Quello della separazione delle carriere è un tema che torna ciclicamente nel dibattito politico-istituzionale italiano. Non sono mancati, in passato, progetti che hanno provato a modificare la costituzione attraverso la previsione di una divisione e distinzione dei ruoli tra chi giudica e chi accusa. A parte la cosiddetta “bozza Boato” della bicamerale D’Alema, ricordo una proposta d’iniziativa popolare, predisposta dalle Camere penali nel 2017, che proponeva una soluzione ben strutturata. Altrettanto il disegno di legge costituzionale presentato dall’allora ministro della giustizia Alfano nel 2011, che prevedeva la separazione delle carriere, il doppio Csm e una Alta Corte dedicata ai provvedimenti disciplinari sui magistrati.

Rispetto ai due progetti di riforma sul premierato e sul regionalismo differenziato, questo della giustizia sarà diversamente divisivo.

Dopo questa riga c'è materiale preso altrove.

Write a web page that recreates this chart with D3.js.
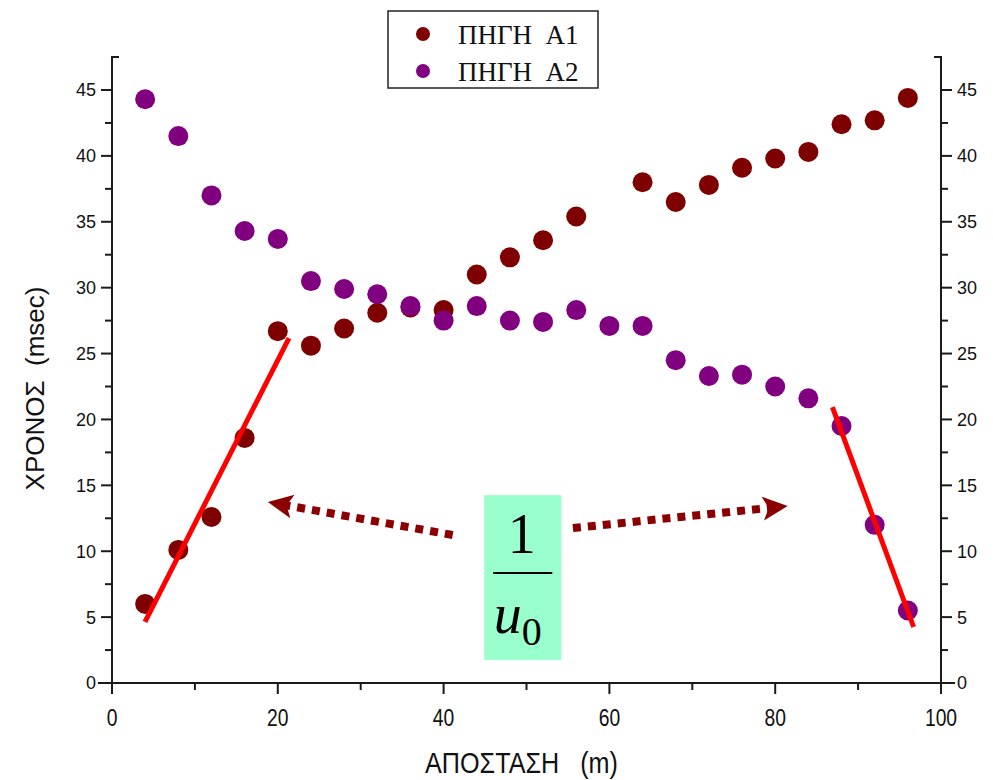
<!DOCTYPE html>
<html>
<head>
<meta charset="utf-8">
<script src="https://cdn.jsdelivr.net/npm/d3@7"></script>
<style>
  html, body { margin: 0; padding: 0; background: #fff; }
  svg text { white-space: pre; }
</style>
</head>
<body>
<div id="chart"></div>
<script>
// data
const distances = [4, 8, 12, 16, 20, 24, 28, 32, 36, 40, 44, 48, 52, 56, 60, 64, 68, 72, 76, 80, 84, 88, 92, 96];
// A1 has no point at 60 m
const timesA1 = [6.0, 10.1, 12.6, 18.6, 26.7, 25.6, 26.9, 28.1, 28.5, 28.3, 31.0, 32.3, 33.6, 35.4, null, 38.0, 36.5, 37.8, 39.1, 39.8, 40.3, 42.4, 42.7, 44.4];
const timesA2 = [44.3, 41.5, 37.0, 34.3, 33.7, 30.5, 29.9, 29.5, 28.6, 27.5, 28.6, 27.5, 27.4, 28.3, 27.1, 27.1, 24.5, 23.3, 23.4, 22.5, 21.6, 19.5, 12.0, 5.5];
const seriesNames = ["ΠΗΓΗ  A1", "ΠΗΓΗ  A2"];
const seriesColors = ["#7f0000", "#800080"];
const xTicks = [0, 20, 40, 60, 80, 100];
const yTicks = [0, 5, 10, 15, 20, 25, 30, 35, 40, 45];

// annotations in data units
const fitLines = [
  [[3.98, 4.63], [21.35, 26.18]],
  [[86.9, 20.94], [96.7, 4.25]]
];
const arrows = [
  [[41.1, 11.23], [18.8, 13.73]],
  [[55.6, 11.76], [81.5, 13.43]]
];
const noteBox = { x0: 44.9, x1: 54.2, y0: 14.26, y1: 1.75 };

const W = 993, H = 780;
const x = d3.scaleLinear().domain([0, 100]).range([112, 941]);
const y = d3.scaleLinear().domain([0, 45]).range([683, 90]);

const svg = d3.select("#chart").append("svg")
  .attr("width", W).attr("height", H)
  .style("font-family", "Arial, 'Liberation Sans', sans-serif");

const axisColor = "#1a1a1a";
const narrow = 0.84; // condensed look of the x labels

// --- axes lines
const yTop = y(47.5), yBottom = y(0) + 11;
svg.append("line").attr("x1", x(-1.7)).attr("x2", x(101.7)).attr("y1", y(0)).attr("y2", y(0))
  .attr("stroke", axisColor).attr("stroke-width", 2);
svg.append("path").attr("d", `M${x(0) + 7},${yTop}H${x(0)}V${yBottom}`)
  .attr("fill", "none").attr("stroke", axisColor).attr("stroke-width", 2);
svg.append("path").attr("d", `M${x(100) - 7},${yTop}H${x(100)}V${yBottom}`)
  .attr("fill", "none").attr("stroke", axisColor).attr("stroke-width", 2);

// x ticks (major + minor)
const xt = svg.append("g");
d3.range(0, 101, 10).forEach(v => {
  const major = v % 20 === 0;
  xt.append("line").attr("x1", x(v)).attr("x2", x(v))
    .attr("y1", y(0)).attr("y2", y(0) + (major ? 11 : 7))
    .attr("stroke", axisColor).attr("stroke-width", 2);
});
xt.selectAll("text").data(xTicks).join("text")
  .attr("transform", d => `translate(${x(d)},${y(0) + 43}) scale(${narrow},1)`)
  .attr("text-anchor", "middle")
  .style("font-size", "23px").attr("fill", "#111")
  .text(d => d);

// y ticks, left and right
[[x(0), -1], [x(100), 1]].forEach(([ax, dir]) => {
  const g = svg.append("g");
  d3.range(0, 46, 2.5).forEach(v => {
    const major = v % 5 === 0;
    g.append("line").attr("x1", ax).attr("x2", ax + dir * (major ? 11 : 7))
      .attr("y1", y(v)).attr("y2", y(v))
      .attr("stroke", axisColor).attr("stroke-width", 2);
  });
  g.selectAll("text").data(yTicks).join("text")
    .attr("x", ax + dir * 16).attr("y", d => y(d)).attr("dy", "0.36em")
    .attr("text-anchor", dir < 0 ? "end" : "start")
    .style("font-size", "18px").attr("fill", "#111")
    .text(d => d);
});

// axis titles
svg.append("text")
  .attr("transform", `translate(${(x(0) + x(100)) / 2 - 5},773) scale(${narrow},1)`)
  .attr("text-anchor", "middle")
  .style("font-size", "30px").attr("fill", "#111")
  .text("ΑΠΟΣΤΑΣΗ   (m)");
svg.append("text").attr("transform", `translate(44,${y(22.5) + 2}) rotate(-90)`)
  .attr("text-anchor", "middle")
  .style("font-size", "26px").attr("fill", "#111")
  .text("ΧΡΟΝΟΣ  (msec)");

// markers
const seriesData = [timesA1, timesA2].map(vals =>
  distances.map((d, i) => ({ d, t: vals[i] })).filter(p => p.t != null));
seriesData.forEach((pts, i) => {
  svg.append("g").selectAll("circle").data(pts).join("circle")
    .attr("cx", p => x(p.d)).attr("cy", p => y(p.t)).attr("r", 10)
    .attr("fill", seriesColors[i]);
});

// red fit lines
svg.append("g").selectAll("line").data(fitLines).join("line")
  .attr("x1", d => x(d[0][0])).attr("y1", d => y(d[0][1]))
  .attr("x2", d => x(d[1][0])).attr("y2", d => y(d[1][1]))
  .attr("stroke", "#ff0000").attr("stroke-width", 5);

// dotted arrows
const arrowColor = "#8b0000";
arrows.forEach(([a, b]) => {
  const x1 = x(a[0]), y1 = y(a[1]), x2 = x(b[0]), y2 = y(b[1]);
  const ang = Math.atan2(y2 - y1, x2 - x1);
  const headLen = 25, headW = 12;
  const bx = x2 - Math.cos(ang) * headLen, by = y2 - Math.sin(ang) * headLen;
  svg.append("line").attr("x1", x1).attr("y1", y1)
    .attr("x2", bx + Math.cos(ang) * 7).attr("y2", by + Math.sin(ang) * 7)
    .attr("stroke", arrowColor).attr("stroke-width", 8)
    .attr("stroke-dasharray", "8,7");
  const px = -Math.sin(ang), py = Math.cos(ang);
  svg.append("path")
    .attr("d", `M${x2},${y2}L${bx + px * headW},${by + py * headW}L${bx + Math.cos(ang) * 6},${by + Math.sin(ang) * 6}L${bx - px * headW},${by - py * headW}Z`)
    .attr("fill", arrowColor);
});

// 1/u0 box
const bx0 = x(noteBox.x0), bx1 = x(noteBox.x1), by0 = y(noteBox.y0), by1 = y(noteBox.y1);
svg.append("rect").attr("x", bx0).attr("y", by0)
  .attr("width", bx1 - bx0).attr("height", by1 - by0).attr("fill", "#99ffcc");
const cx = (bx0 + bx1) / 2 - 1;
const serif = "'Liberation Serif', 'Times New Roman', serif";
svg.append("text").attr("x", cx).attr("y", by0 + 58).attr("text-anchor", "middle")
  .style("font-family", serif).style("font-size", "56px").attr("fill", "#000").text("1");
svg.append("line").attr("x1", bx0 + 9).attr("x2", bx1 - 9)
  .attr("y1", by0 + 78).attr("y2", by0 + 78).attr("stroke", "#000").attr("stroke-width", 2);
const u = svg.append("text").attr("x", cx - 4).attr("y", by0 + 138).attr("text-anchor", "middle")
  .style("font-family", serif).attr("fill", "#000");
u.append("tspan").style("font-style", "italic").style("font-size", "56px").text("u");
u.append("tspan").attr("dy", 12).style("font-size", "40px").text("0");

// legend
const lg = svg.append("g");
lg.append("rect").attr("x", 388).attr("y", 11).attr("width", 210).attr("height", 77)
  .attr("fill", "#fff").attr("stroke", "#222").attr("stroke-width", 1.5);
seriesNames.forEach((name, i) => {
  const ly = 34 + i * 37;
  lg.append("circle").attr("cx", 423).attr("cy", ly).attr("r", 7).attr("fill", seriesColors[i]);
  lg.append("text").attr("x", 458).attr("y", ly + 10)
    .style("font-family", serif).style("font-size", "27px").attr("fill", "#111")
    .text(name);
});
</script>
</body>
</html>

Non tanto fra maggioranza e opposizione, né tantomeno all’interno dell’opinione pubblica, la quale credo sia tendenzialmente d’accordo, piuttosto fra legislatore e magistrati. Sono questi ultimi, specialmente nella loro componente organizzata sotto forma di correnti, a contrastare qualsiasi progetto di riforma che li riguardi direttamente, a maggior ragione la separazione delle carriere. Non si capisce il motivo di questa opposizione. Eppure, lo afferma la Costituzione all’art. 111, che regola i principi del giusto processo, quando prescrive che il giudice deve essere imparziale e terzo. Terzietà vuol dire appartenenza del giudice a un ordine diverso da quello del pubblico ministero. Perché un conto è chi giudica e fa giustizia, altro conto è chi accusa e chiede giustizia. Il giudice, infatti, è terzo e imparziale; il pubblico ministero è parte. Il giudice è soggetto soltanto alla legge, e quindi deve osservare il principio di legalità; il pubblico ministero è organo dell’azione penale, che è esercitata con libera discrezionalità. È inconcepibile che nello stesso ordine giudiziario vi sia una convivenza, che può sfociare in una intercambiabilità, fra chi accusa e chi giudica. Come può chi ha accusato sapere poi giudicare con imparzialità, indipendenza e giustizia?

Tenere distinto e distante il giudice dal pubblico ministero vuol dire applicare la separazione dei poteri. Nei paesi del costituzionalismo liberale funziona così: i giudici costituiscono un ordine autonomo e indipendente da ogni potere e sono soggetti soltanto alla legge. Sarebbe giusto che venisse scritto anche nella costituzione italiana.